Produk interior berupa ukiran kayu atau blok glass sampai kotak tisu juga banyak yang bermotif Mega Mendung. Merek-merek ternama pun beberapa kali mengeluarkan produk dengan desain batik ini. Misalnya, produk pore pack yang dirilis tahun 2015 lalu. Baru-baru ini juga ada produk masker sekali pakai yang berhiaskan motif Mega Mendung. Ketika melakukan kunjungan kenegaraan ke Indonesia pada Oktober 2020 lalu, Perdana Menteri Jepang, Yoshihide Suga juga terlihat mengenakan masker yang berhiaskan motif Mega Mendung.

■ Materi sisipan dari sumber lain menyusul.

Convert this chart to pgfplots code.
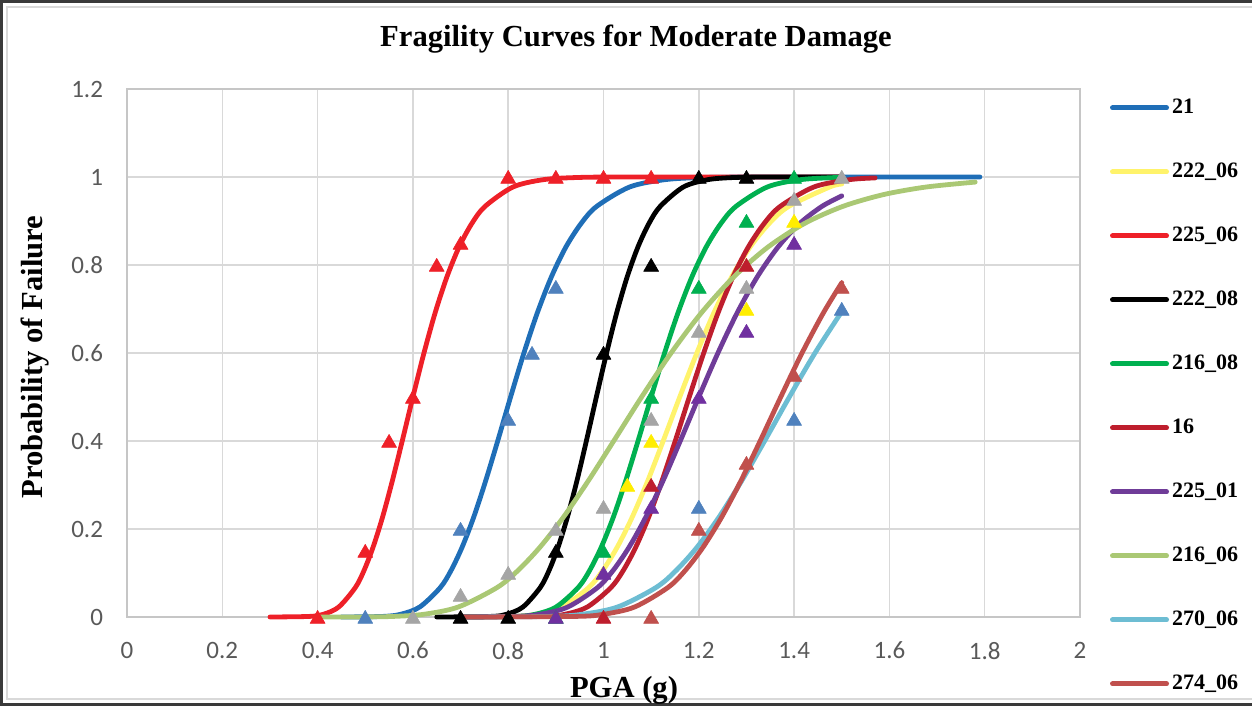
\documentclass[border=0pt]{standalone}
\usepackage{fontspec}
\setmainfont{Liberation Serif}
\newfontfamily\calibri{Carlito}
\usepackage{pgfplots}
\pgfplotsset{compat=1.18}
\definecolor{cBlue}{HTML}{1F6EB7}
\definecolor{cYel}{HTML}{FFF36B}
\definecolor{cRed}{HTML}{EE2028}
\definecolor{cGreen}{HTML}{00B050}
\definecolor{cDRed}{HTML}{BE1E2D}
\definecolor{cPurp}{HTML}{6F3C98}
\definecolor{cLGreen}{HTML}{AAC874}
\definecolor{cLBlue}{HTML}{6DBDD3}
\definecolor{cBrown}{HTML}{C0504D}
\definecolor{mSteel}{HTML}{4F81BD}
\definecolor{mYel}{HTML}{FFED00}
\definecolor{mGray}{HTML}{A5A5A5}
\definecolor{mPurp}{HTML}{7030A0}
\definecolor{gridgray}{HTML}{D9D9D9}
\definecolor{axgray}{HTML}{C6C6C6}
\definecolor{tickgray}{HTML}{595959}
\definecolor{frame}{HTML}{3A3A3A}
\begin{document}
\begin{tikzpicture}
\useasboundingbox (0,0) rectangle (626pt,353pt);
\draw[frame, line width=1.5pt] (627pt,352.25pt) -- (0.75pt,352.25pt) -- (0.75pt,0.75pt) -- (627pt,0.75pt);
\draw[gridgray, line width=1pt] (627pt,349.5pt) -- (3.5pt,349.5pt) -- (3.5pt,3.5pt) -- (627pt,3.5pt);
\begin{axis}[
  scale only axis, width=476.5pt, height=264pt,
  at={(63.5pt,44.5pt)}, anchor=south west,
  xmin=0, xmax=2, ymin=0, ymax=1.2,
  xtick={0,0.2,0.4,0.6,0.8,1,1.2,1.4,1.6,1.8,2},
  ytick={0,0.2,0.4,0.6,0.8,1,1.2},
  grid=major, major grid style={draw=gridgray, line width=0.75pt},
  axis line style={draw=axgray, line width=1pt},
  tick style={draw=none},
  /pgf/number format/assume math mode=true,
  tick label style={font=\calibri\fontsize{12.5}{12.5}\selectfont, text=tickgray},
  xticklabel style={yshift=-9pt},
  yticklabel style={xshift=-8.5pt},
  clip=false,
  every axis plot/.append style={line width=2.4pt, line cap=round, line join=round},
  legend cell align=left,
  legend style={at={(axis description cs:1.0315,0.9841)}, anchor=north west,
    draw=none, fill=none, inner sep=0pt, outer sep=0pt,
    row sep=21.5pt, column sep=1.5pt,
    font=\bfseries\fontsize{11}{11}\selectfont,
    nodes={inner sep=0pt, text height=8pt, text depth=2.5pt}},
  legend image code/.code={\draw[#1, line width=2.5pt, line cap=round] (0pt,0pt) -- (27pt,0pt);},
  mk/.style={only marks, mark=triangle*, mark size=4.3pt, forget plot,
    every mark/.append style={yshift=-1pt, line width=0.3pt}},
]
% ---- fitted curves ----
\addplot[cBlue, smooth] coordinates {(0.45,0) (0.5369,0.0013) (0.5744,0.0062) (0.6145,0.0228) (0.6574,0.0668) (0.6800,0.1056) (0.7033,0.1587) (0.7275,0.2266) (0.7524,0.3085) (0.7783,0.4013) (0.805,0.5) (0.8326,0.5987) (0.8612,0.6915) (0.8908,0.7734) (0.9213,0.8413) (0.9530,0.8944) (0.9857,0.9332) (1.0546,0.9772) (1.1281,0.9938) (1.2069,0.9987) (1.35,1) (1.79,1)};
\addlegendentry{21}
\addplot[cYel, smooth] coordinates {(0.7,0) (0.8093,0.0013) (0.8593,0.0062) (0.9125,0.0228) (0.9689,0.0668) (0.9984,0.1056) (1.0288,0.1587) (1.0601,0.2266) (1.0925,0.3085) (1.1257,0.4013) (1.16,0.5) (1.1954,0.5987) (1.2317,0.6915) (1.2693,0.7734) (1.3079,0.8413) (1.3477,0.8944) (1.3888,0.9332) (1.4746,0.9772) (1.5,0.9839)};
\addlegendentry{222\_06}
\addplot[cRed, smooth] coordinates {(0.30,0) (0.3826,0.0013) (0.4124,0.0062) (0.4445,0.0228) (0.4791,0.0668) (0.4974,0.1056) (0.5164,0.1587) (0.5362,0.2266) (0.5566,0.3085) (0.5779,0.4013) (0.6,0.5) (0.6229,0.5987) (0.6467,0.6915) (0.6715,0.7734) (0.6971,0.8413) (0.7237,0.8944) (0.7514,0.9332) (0.8099,0.9772) (0.8730,0.9938) (0.9410,0.9987) (1.05,1) (1.5,1)};
\addlegendentry{225\_06}
\addplot[black, smooth] coordinates {(0.65,0) (0.7633,0.0013) (0.7965,0.0062) (0.8310,0.0228) (0.8671,0.0668) (0.8857,0.1056) (0.9047,0.1587) (0.9241,0.2266) (0.9440,0.3085) (0.9643,0.4013) (0.985,0.5) (1.0062,0.5987) (1.0277,0.6915) (1.0498,0.7734) (1.0724,0.8413) (1.0954,0.8944) (1.1190,0.9332) (1.1675,0.9772) (1.2182,0.9938) (1.2711,0.9987) (1.35,1) (1.5,1)};
\addlegendentry{222\_08}
\addplot[cGreen, smooth] coordinates {(0.7,0) (0.8149,0.0013) (0.8567,0.0062) (0.9006,0.0228) (0.9468,0.0668) (0.9708,0.1056) (0.9953,0.1587) (1.0205,0.2266) (1.0463,0.3085) (1.0728,0.4013) (1.1,0.5) (1.1278,0.5987) (1.1564,0.6915) (1.1857,0.7734) (1.2157,0.8413) (1.2464,0.8944) (1.2780,0.9332) (1.3435,0.9772) (1.4124,0.9938) (1.4849,0.9987) (1.5,0.999)};
\addlegendentry{216\_08}
\addplot[cDRed, smooth] coordinates {(0.7,0) (0.8741,0.0013) (0.9190,0.0062) (0.9661,0.0228) (1.0156,0.0668) (1.0414,0.1056) (1.0677,0.1587) (1.0947,0.2266) (1.1224,0.3085) (1.1509,0.4013) (1.18,0.5) (1.2099,0.5987) (1.2405,0.6915) (1.2719,0.7734) (1.3041,0.8413) (1.3371,0.8944) (1.3709,0.9332) (1.4413,0.9772) (1.5151,0.9938) (1.57,0.9979)};
\addlegendentry{16}
\addplot[cPurp, smooth] coordinates {(0.7,0) (0.8125,0.0013) (0.8670,0.0062) (0.9253,0.0228) (0.9874,0.0668) (1.0200,0.1056) (1.0537,0.1587) (1.0885,0.2266) (1.1245,0.3085) (1.1616,0.4013) (1.2,0.5) (1.2396,0.5987) (1.2806,0.6915) (1.3229,0.7734) (1.3666,0.8413) (1.4117,0.8944) (1.4584,0.9332) (1.5,0.957)};
\addlegendentry{225\_01}
\addplot[cLGreen, smooth] coordinates {(0.4,0) (0.5,0.0002) (0.5583,0.0013) (0.6231,0.0062) (0.6955,0.0228) (0.7764,0.0668) (0.8204,0.1056) (0.8667,0.1587) (0.9157,0.2266) (0.9675,0.3085) (1.0222,0.4013) (1.08,0.5) (1.1410,0.5987) (1.2056,0.6915) (1.2738,0.7734) (1.3458,0.8413) (1.4219,0.8944) (1.5023,0.9332) (1.5872,0.9599) (1.6769,0.9772) (1.78,0.9884)};
\addlegendentry{216\_06}
\addplot[cLBlue, smooth] coordinates {(0.7,0) (0.8863,0.0013) (0.9553,0.0062) (1.0297,0.0228) (1.1099,0.0668) (1.1523,0.1056) (1.1964,0.1587) (1.2421,0.2266) (1.2895,0.3085) (1.3388,0.4013) (1.39,0.5) (1.4431,0.5987) (1.5,0.694)};
\addlegendentry{270\_06}
\addplot[cBrown, smooth] coordinates {(0.7,0) (0.9387,0.0013) (1.0000,0.0062) (1.0654,0.0228) (1.1349,0.0668) (1.1714,0.1056) (1.2090,0.1587) (1.2478,0.2266) (1.2879,0.3085) (1.3293,0.4013) (1.372,0.5) (1.4160,0.5987) (1.4616,0.6915) (1.5,0.7596)};
\addlegendentry{274\_06}
% ---- observed points ----
\addplot[mk, color=mSteel] coordinates {(0.5,0) (0.7,0.2) (0.8,0.45) (0.85,0.6) (0.9,0.75)};
\addplot[mk, color=mYel] coordinates {(1.05,0.3) (1.1,0.4) (1.3,0.7) (1.4,0.9)};
\addplot[mk, color=cRed] coordinates {(0.4,0) (0.5,0.15) (0.55,0.4) (0.6,0.5) (0.65,0.8) (0.7,0.85) (0.8,1) (0.9,1) (1.0,1) (1.1,1)};
\addplot[mk, color=black] coordinates {(0.7,0) (0.8,0) (0.9,0.15) (1.0,0.6) (1.1,0.8) (1.2,1) (1.3,1)};
\addplot[mk, color=cGreen] coordinates {(0.9,0) (1.0,0.15) (1.1,0.5) (1.2,0.75) (1.3,0.9) (1.4,1)};
\addplot[mk, color=cDRed] coordinates {(1.0,0) (1.1,0.3) (1.3,0.8)};
\addplot[mk, color=mPurp] coordinates {(0.9,0) (1.0,0.1) (1.1,0.25) (1.2,0.5) (1.3,0.65) (1.4,0.85)};
\addplot[mk, color=mGray] coordinates {(0.6,0) (0.7,0.05) (0.8,0.1) (0.9,0.2) (1.0,0.25) (1.1,0.45) (1.2,0.65) (1.3,0.75) (1.4,0.95) (1.5,1)};
\addplot[mk, color=mSteel] coordinates {(1.2,0.25) (1.4,0.45) (1.5,0.7)};
\addplot[mk, color=cBrown] coordinates {(1.1,0) (1.2,0.2) (1.3,0.35) (1.4,0.55) (1.5,0.75)};
\end{axis}
\node[anchor=base, font=\bfseries\fontsize{15.3}{15.3}\selectfont] at (318pt,329.5pt) {Fragility Curves for Moderate Damage};
\node[anchor=base, font=\bfseries\fontsize{15.3}{15.3}\selectfont] at (312pt,4pt) {PGA (g)};
\node[anchor=base, rotate=90, font=\bfseries\fontsize{15.3}{15.3}\selectfont] at (21pt,174.5pt) {Probability of Failure};
\end{tikzpicture}
\end{document}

Terbukti dengan banyaknya produk komersial yang memakai desain ini, tidak salah jika Mega Mendung disebut sebagai salah satu motif yang paling diminati. Waktu itu, minat sang penasehat organisasi pada motif ini jugalah yang menyelamatkan penulis dan teman-teman ketika mengajukan proposal acara. Memang pada akhirnya proposal tersebut harus diperbaiki beberapa kali sampai akhirnya beliau mau memberi tanda tangan persetujuan. Namun, berbincang-bincang tentang motif batik Mega Mendung telah membuat pertemuan yang menakutkan tersebut menjadi lebih santai. Jadi, mungkin Kawan Wastra bisa menambahkan satu hal lagi di daftar kegunaan wastra, yaitu sebagai topik untuk mencairkan suasana. (KL)
Referensi:
Yusup, Irwan M. “Kajian Ikonografi Motif Mega Mendung Cirebon.” DESKOVI: Art and Design Journal, 2020, Vol. 3, No. 2, pp. 92-98.